## [Set problem]
Drop the pictures, then extract the listing word for word.

## [Data excerpt]
* * * * * * *
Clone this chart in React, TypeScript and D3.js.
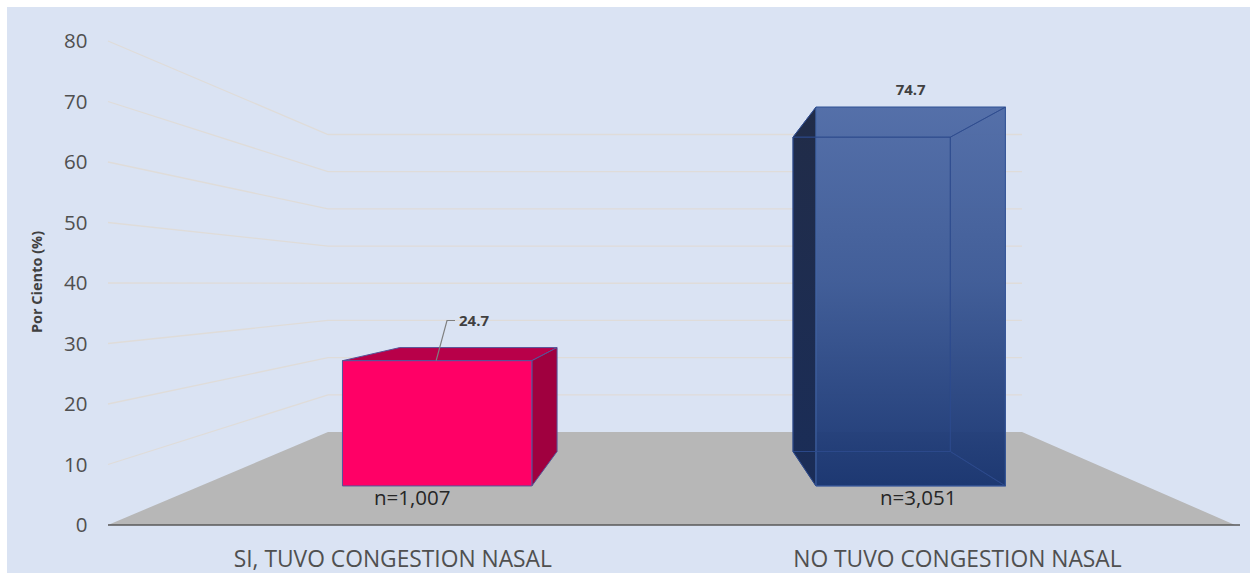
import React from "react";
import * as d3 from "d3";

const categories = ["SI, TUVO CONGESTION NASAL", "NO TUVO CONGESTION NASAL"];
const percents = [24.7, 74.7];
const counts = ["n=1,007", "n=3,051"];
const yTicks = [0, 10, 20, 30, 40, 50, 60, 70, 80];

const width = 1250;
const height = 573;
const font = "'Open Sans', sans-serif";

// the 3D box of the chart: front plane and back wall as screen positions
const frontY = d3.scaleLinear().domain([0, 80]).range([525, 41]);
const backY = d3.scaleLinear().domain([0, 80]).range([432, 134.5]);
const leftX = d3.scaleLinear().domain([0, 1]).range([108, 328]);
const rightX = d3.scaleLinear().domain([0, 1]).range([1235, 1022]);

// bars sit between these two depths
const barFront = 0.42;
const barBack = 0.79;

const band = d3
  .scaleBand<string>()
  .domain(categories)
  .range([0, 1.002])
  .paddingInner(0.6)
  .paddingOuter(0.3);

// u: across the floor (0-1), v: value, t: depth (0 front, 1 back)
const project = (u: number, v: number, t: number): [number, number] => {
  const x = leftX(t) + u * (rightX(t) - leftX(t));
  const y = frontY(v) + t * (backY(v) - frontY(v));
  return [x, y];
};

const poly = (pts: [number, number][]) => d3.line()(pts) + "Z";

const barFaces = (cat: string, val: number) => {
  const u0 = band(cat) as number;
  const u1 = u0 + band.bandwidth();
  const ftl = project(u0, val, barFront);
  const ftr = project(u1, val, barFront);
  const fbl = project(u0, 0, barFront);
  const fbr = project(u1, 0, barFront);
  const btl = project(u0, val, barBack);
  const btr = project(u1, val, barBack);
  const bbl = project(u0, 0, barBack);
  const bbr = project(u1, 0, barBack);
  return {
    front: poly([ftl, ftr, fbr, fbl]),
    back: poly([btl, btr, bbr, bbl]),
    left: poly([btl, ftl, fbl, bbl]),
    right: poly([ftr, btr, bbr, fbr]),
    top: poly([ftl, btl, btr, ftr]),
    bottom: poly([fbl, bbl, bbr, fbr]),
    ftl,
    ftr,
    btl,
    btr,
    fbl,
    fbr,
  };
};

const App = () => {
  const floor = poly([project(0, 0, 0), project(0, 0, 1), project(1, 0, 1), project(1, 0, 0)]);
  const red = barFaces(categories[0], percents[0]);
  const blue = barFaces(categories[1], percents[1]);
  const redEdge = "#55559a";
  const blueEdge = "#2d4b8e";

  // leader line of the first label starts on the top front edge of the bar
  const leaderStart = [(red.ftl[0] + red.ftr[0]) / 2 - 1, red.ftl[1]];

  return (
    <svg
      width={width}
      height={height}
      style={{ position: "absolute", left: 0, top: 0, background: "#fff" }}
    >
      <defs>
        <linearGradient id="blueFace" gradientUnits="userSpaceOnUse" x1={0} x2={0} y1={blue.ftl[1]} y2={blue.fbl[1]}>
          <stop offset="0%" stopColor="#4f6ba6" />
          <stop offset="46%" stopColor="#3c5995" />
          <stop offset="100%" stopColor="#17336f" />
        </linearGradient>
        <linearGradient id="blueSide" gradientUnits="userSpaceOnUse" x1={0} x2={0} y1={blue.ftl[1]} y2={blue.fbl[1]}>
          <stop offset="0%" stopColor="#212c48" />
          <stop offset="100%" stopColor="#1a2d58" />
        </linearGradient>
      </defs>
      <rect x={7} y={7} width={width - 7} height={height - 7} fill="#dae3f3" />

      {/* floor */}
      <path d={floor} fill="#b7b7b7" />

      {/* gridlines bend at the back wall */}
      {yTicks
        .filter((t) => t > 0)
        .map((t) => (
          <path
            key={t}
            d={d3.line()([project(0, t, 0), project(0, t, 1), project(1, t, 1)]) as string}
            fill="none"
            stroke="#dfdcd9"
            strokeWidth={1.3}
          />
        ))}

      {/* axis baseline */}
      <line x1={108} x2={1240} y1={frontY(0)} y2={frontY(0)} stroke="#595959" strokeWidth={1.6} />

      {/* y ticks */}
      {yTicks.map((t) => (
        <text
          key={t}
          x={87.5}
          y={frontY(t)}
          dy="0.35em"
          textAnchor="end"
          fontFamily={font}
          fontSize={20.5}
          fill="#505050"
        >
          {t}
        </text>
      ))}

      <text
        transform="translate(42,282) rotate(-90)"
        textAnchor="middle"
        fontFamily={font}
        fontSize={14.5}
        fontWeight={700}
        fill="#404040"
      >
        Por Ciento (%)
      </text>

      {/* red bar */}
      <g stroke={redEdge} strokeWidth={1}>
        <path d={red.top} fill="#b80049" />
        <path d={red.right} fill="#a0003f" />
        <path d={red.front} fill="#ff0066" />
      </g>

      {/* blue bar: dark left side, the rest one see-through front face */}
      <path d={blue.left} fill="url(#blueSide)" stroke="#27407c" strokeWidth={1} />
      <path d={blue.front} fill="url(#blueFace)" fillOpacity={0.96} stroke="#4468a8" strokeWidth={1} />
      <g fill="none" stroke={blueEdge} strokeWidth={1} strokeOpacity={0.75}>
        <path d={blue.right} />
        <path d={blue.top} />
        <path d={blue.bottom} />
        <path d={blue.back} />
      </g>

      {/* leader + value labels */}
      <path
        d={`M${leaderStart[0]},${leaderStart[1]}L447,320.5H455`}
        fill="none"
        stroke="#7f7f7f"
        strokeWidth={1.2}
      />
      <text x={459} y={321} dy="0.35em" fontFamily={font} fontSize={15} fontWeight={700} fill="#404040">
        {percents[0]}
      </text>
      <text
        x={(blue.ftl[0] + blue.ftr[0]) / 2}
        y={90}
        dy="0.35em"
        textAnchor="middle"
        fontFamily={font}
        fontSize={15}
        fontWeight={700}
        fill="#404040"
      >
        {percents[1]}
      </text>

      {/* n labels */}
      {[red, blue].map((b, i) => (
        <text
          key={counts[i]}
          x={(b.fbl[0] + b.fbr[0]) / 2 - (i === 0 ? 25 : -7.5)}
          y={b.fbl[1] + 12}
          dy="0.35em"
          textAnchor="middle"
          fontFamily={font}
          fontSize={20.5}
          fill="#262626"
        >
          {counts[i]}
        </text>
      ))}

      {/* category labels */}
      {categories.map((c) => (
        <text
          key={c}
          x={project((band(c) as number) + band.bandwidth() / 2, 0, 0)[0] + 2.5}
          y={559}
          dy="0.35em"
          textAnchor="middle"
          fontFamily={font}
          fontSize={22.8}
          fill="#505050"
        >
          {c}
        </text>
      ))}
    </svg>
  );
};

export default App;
* * * * * * *
## [Response]
Clone this chart in React, TypeScript and D3.js.
import React from "react";
import * as d3 from "d3";

const categories = ["SI, TUVO CONGESTION NASAL", "NO TUVO CONGESTION NASAL"];
const percents = [24.7, 74.7];
const counts = ["n=1,007", "n=3,051"];
const yTicks = [0, 10, 20, 30, 40, 50, 60, 70, 80];

const width = 1250;
const height = 573;
const font = "'Open Sans', sans-serif";

// the 3D box of the chart: front plane and back wall as screen positions
const frontY = d3.scaleLinear().domain([0, 80]).range([525, 41]);
const backY = d3.scaleLinear().domain([0, 80]).range([432, 134.5]);
const leftX = d3.scaleLinear().domain([0, 1]).range([108, 328]);
const rightX = d3.scaleLinear().domain([0, 1]).range([1235, 1022]);

// bars sit between these two depths
const barFront = 0.42;
const barBack = 0.79;

const band = d3
  .scaleBand<string>()
  .domain(categories)
  .range([0, 1.002])
  .paddingInner(0.6)
  .paddingOuter(0.3);

// u: across the floor (0-1), v: value, t: depth (0 front, 1 back)
const project = (u: number, v: number, t: number): [number, number] => {
  const x = leftX(t) + u * (rightX(t) - leftX(t));
  const y = frontY(v) + t * (backY(v) - frontY(v));
  return [x, y];
};

const poly = (pts: [number, number][]) => d3.line()(pts) + "Z";

const barFaces = (cat: string, val: number) => {
  const u0 = band(cat) as number;
  const u1 = u0 + band.bandwidth();
  const ftl = project(u0, val, barFront);
  const ftr = project(u1, val, barFront);
  const fbl = project(u0, 0, barFront);
  const fbr = project(u1, 0, barFront);
  const btl = project(u0, val, barBack);
  const btr = project(u1, val, barBack);
  const bbl = project(u0, 0, barBack);
  const bbr = project(u1, 0, barBack);
  return {
    front: poly([ftl, ftr, fbr, fbl]),
    back: poly([btl, btr, bbr, bbl]),
    left: poly([btl, ftl, fbl, bbl]),
    right: poly([ftr, btr, bbr, fbr]),
    top: poly([ftl, btl, btr, ftr]),
    bottom: poly([fbl, bbl, bbr, fbr]),
    ftl,
    ftr,
    btl,
    btr,
    fbl,
    fbr,
  };
};

const App = () => {
  const floor = poly([project(0, 0, 0), project(0, 0, 1), project(1, 0, 1), project(1, 0, 0)]);
  const red = barFaces(categories[0], percents[0]);
  const blue = barFaces(categories[1], percents[1]);
  const redEdge = "#55559a";
  const blueEdge = "#2d4b8e";

  // leader line of the first label starts on the top front edge of the bar
  const leaderStart = [(red.ftl[0] + red.ftr[0]) / 2 - 1, red.ftl[1]];

  return (
    <svg
      width={width}
      height={height}
      style={{ position: "absolute", left: 0, top: 0, background: "#fff" }}
    >
      <defs>
        <linearGradient id="blueFace" gradientUnits="userSpaceOnUse" x1={0} x2={0} y1={blue.ftl[1]} y2={blue.fbl[1]}>
          <stop offset="0%" stopColor="#4f6ba6" />
          <stop offset="46%" stopColor="#3c5995" />
          <stop offset="100%" stopColor="#17336f" />
        </linearGradient>
        <linearGradient id="blueSide" gradientUnits="userSpaceOnUse" x1={0} x2={0} y1={blue.ftl[1]} y2={blue.fbl[1]}>
          <stop offset="0%" stopColor="#212c48" />
          <stop offset="100%" stopColor="#1a2d58" />
        </linearGradient>
      </defs>
      <rect x={7} y={7} width={width - 7} height={height - 7} fill="#dae3f3" />

      {/* floor */}
      <path d={floor} fill="#b7b7b7" />

      {/* gridlines bend at the back wall */}
      {yTicks
        .filter((t) => t > 0)
        .map((t) => (
          <path
            key={t}
            d={d3.line()([project(0, t, 0), project(0, t, 1), project(1, t, 1)]) as string}
            fill="none"
            stroke="#dfdcd9"
            strokeWidth={1.3}
          />
        ))}

      {/* axis baseline */}
      <line x1={108} x2={1240} y1={frontY(0)} y2={frontY(0)} stroke="#595959" strokeWidth={1.6} />

      {/* y ticks */}
      {yTicks.map((t) => (
        <text
          key={t}
          x={87.5}
          y={frontY(t)}
          dy="0.35em"
          textAnchor="end"
          fontFamily={font}
          fontSize={20.5}
          fill="#505050"
        >
          {t}
        </text>
      ))}

      <text
        transform="translate(42,282) rotate(-90)"
        textAnchor="middle"
        fontFamily={font}
        fontSize={14.5}
        fontWeight={700}
        fill="#404040"
      >
        Por Ciento (%)
      </text>

      {/* red bar */}
      <g stroke={redEdge} strokeWidth={1}>
        <path d={red.top} fill="#b80049" />
        <path d={red.right} fill="#a0003f" />
        <path d={red.front} fill="#ff0066" />
      </g>

      {/* blue bar: dark left side, the rest one see-through front face */}
      <path d={blue.left} fill="url(#blueSide)" stroke="#27407c" strokeWidth={1} />
      <path d={blue.front} fill="url(#blueFace)" fillOpacity={0.96} stroke="#4468a8" strokeWidth={1} />
      <g fill="none" stroke={blueEdge} strokeWidth={1} strokeOpacity={0.75}>
        <path d={blue.right} />
        <path d={blue.top} />
        <path d={blue.bottom} />
        <path d={blue.back} />
      </g>

      {/* leader + value labels */}
      <path
        d={`M${leaderStart[0]},${leaderStart[1]}L447,320.5H455`}
        fill="none"
        stroke="#7f7f7f"
        strokeWidth={1.2}
      />
      <text x={459} y={321} dy="0.35em" fontFamily={font} fontSize={15} fontWeight={700} fill="#404040">
        {percents[0]}
      </text>
      <text
        x={(blue.ftl[0] + blue.ftr[0]) / 2}
        y={90}
        dy="0.35em"
        textAnchor="middle"
        fontFamily={font}
        fontSize={15}
        fontWeight={700}
        fill="#404040"
      >
        {percents[1]}
      </text>

      {/* n labels */}
      {[red, blue].map((b, i) => (
        <text
          key={counts[i]}
          x={(b.fbl[0] + b.fbr[0]) / 2 - (i === 0 ? 25 : -7.5)}
          y={b.fbl[1] + 12}
          dy="0.35em"
          textAnchor="middle"
          fontFamily={font}
          fontSize={20.5}
          fill="#262626"
        >
          {counts[i]}
        </text>
      ))}

      {/* category labels */}
      {categories.map((c) => (
        <text
          key={c}
          x={project((band(c) as number) + band.bandwidth() / 2, 0, 0)[0] + 2.5}
          y={559}
          dy="0.35em"
          textAnchor="middle"
          fontFamily={font}
          fontSize={22.8}
          fill="#505050"
        >
          {c}
        </text>
      ))}
    </svg>
  );
};

export default App;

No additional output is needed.